• GIVEN EXERCISE
Identify all lines of the data containing the string "matplotlib" and copy them.

Rows from a dataset of charts and code:
··········

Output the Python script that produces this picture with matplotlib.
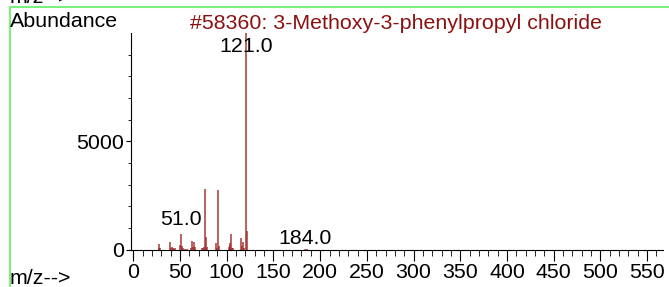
import matplotlib
matplotlib.use('Agg')
import matplotlib.pyplot as plt
from matplotlib.ticker import MultipleLocator, FixedLocator
from matplotlib.lines import Line2D

plt.rcParams['font.family'] = ['Liberation Sans', 'DejaVu Sans']

# peak list (m/z, abundance)
mz = [27, 28, 29, 39, 40, 41, 42, 43, 45, 50, 51, 52, 53, 55, 57,
      62, 63, 64, 65, 66, 74, 75, 76, 77, 78, 79, 89, 90, 91, 92,
      102, 103, 104, 105, 106, 107, 115, 116, 117, 118, 121, 122, 184, 186]
abundance = [260, 60, 90, 325, 50, 120, 60, 40, 60, 230, 725, 140, 50, 40, 30,
             60, 370, 100, 340, 100, 60, 50, 100, 2780, 600, 100, 300, 60, 2730, 170,
             100, 220, 280, 730, 80, 60, 520, 150, 330, 60, 9999, 840, 15, 5]

label_mz = [121, 51, 184]
label_text = ['121.0', '51.0', '184.0']
label_offset_px = [-13, 14, 11]

title = '#58360: 3-Methoxy-3-phenylpropyl chloride'
FS = 15.4

W, H = 669, 287
fig = plt.figure(figsize=(W / 100, H / 100), dpi=100)
ax = fig.add_axes([131 / W, 1 - 249.5 / H, 532 / W, 216.5 / H])

ax.vlines(mz, 0, abundance, color='#a52a2a', alpha=0.8, linewidth=1.3)

ax.set_xlim(-2.5, 567)
ax.set_ylim(0, 10000)
for side in ['top', 'right']:
    ax.spines[side].set_visible(False)
for side in ['left', 'bottom']:
    ax.spines[side].set_linewidth(0.8)

ax.xaxis.set_major_locator(MultipleLocator(50))
ax.xaxis.set_minor_locator(MultipleLocator(10))
ax.yaxis.set_major_locator(FixedLocator([0, 5000]))
ax.yaxis.set_minor_locator(FixedLocator(range(1000, 10000, 1000)))
ax.tick_params(axis='x', which='major', length=8, width=0.8, labelsize=FS, pad=1.5)
ax.tick_params(axis='x', which='minor', length=4.5, width=0.6)
ax.tick_params(axis='y', which='major', length=3.5, width=0.8, labelsize=FS, pad=1.5)
ax.tick_params(axis='y', which='minor', length=2, width=0.6)

lookup = dict(zip(mz, abundance))
for m, t, off in zip(label_mz, label_text, label_offset_px):
    ax.annotate(t, (m, lookup[m]), xytext=(0, off * 0.72), textcoords='offset points',
                ha='center', va='center', fontsize=FS, color='black',
                annotation_clip=False)

fig.text(10 / W, 1 - 26.7 / H, 'Abundance', fontsize=FS, va='baseline', ha='left')
fig.text(190 / W, 1 - 29 / H, title, fontsize=FS, va='baseline', ha='left',
         color='#8b1010')
fig.text(10 / W, 1 - 284 / H, 'm/z-->', fontsize=FS, va='baseline', ha='left')
fig.text(10 / W, 1 - 3 / H, 'm/z-->', fontsize=FS, va='baseline', ha='left')

# green frame lines
fig.add_artist(Line2D([9.5 / W, 1], [1 - 6.5 / H, 1 - 6.5 / H],
                      transform=fig.transFigure, color='#7cf07c', linewidth=1.5))
fig.add_artist(Line2D([9.5 / W, 9.5 / W], [0, 1 - 6.5 / H],
                      transform=fig.transFigure, color='#7cf07c', linewidth=1.5))

fig.savefig('out.png', dpi=100)
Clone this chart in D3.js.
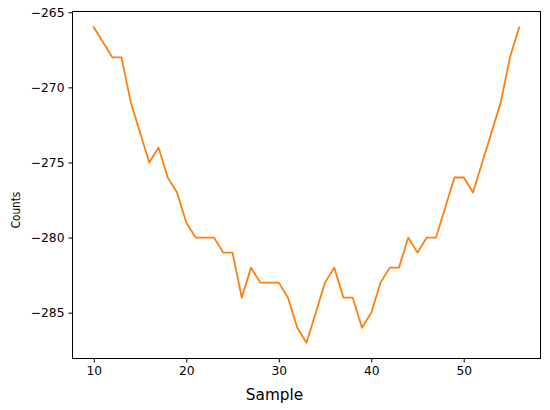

··········

• EXPECTED OUTPUT
Output the Python script that produces this picture with matplotlib.
import matplotlib
matplotlib.use('Agg')
import matplotlib.pyplot as plt
from matplotlib.ticker import MultipleLocator, FixedLocator
from matplotlib.lines import Line2D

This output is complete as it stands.